Let's explore some trade-offs embedded in these rulings:

Trade-off 1: Certainty vs. Opportunity for Correction

The ruling that a witness cannot protest a sale they attested to provides legal certainty and protects the integrity of transactions. However, it also creates a situation where a witness who later discovers a genuine error or injustice might be permanently barred from rectifying it. What is the greater good: upholding the finality of documented agreements, or allowing for the correction of potential wrongs, even if it means challenging prior attestations?
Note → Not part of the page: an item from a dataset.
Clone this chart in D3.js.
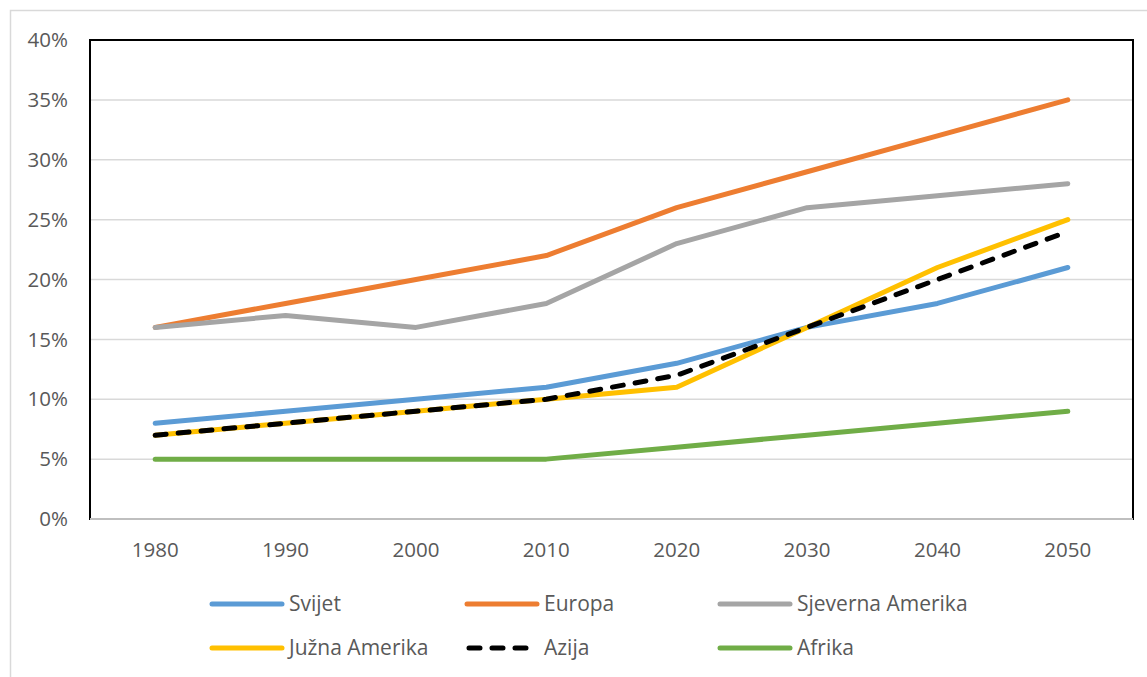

Trade-off 2: The Scope of "Witnessing" and the Judge's Role

The distinction between a witness's attestation and a judge's verification highlights a trade-off between the active endorsement of content and the procedural validation of signatures. While the judge's role offers flexibility (they can protest later because they didn't necessarily read the document), it also means that a judge's verification doesn't offer the same level of assurance about the transaction's validity as a witness's signature. Is it more important for the system to ensure that witnesses are fully invested in the content of what they attest to, even at the risk of limiting their future recourse, or to allow officials like judges more procedural leeway for the sake of efficiency, even if it means less inherent assurance in their validation?

Takeaway

This chapter teaches that your past actions, especially when formally attested, can irrevocably shape your present legal standing, underscoring the profound weight of credible witnessing.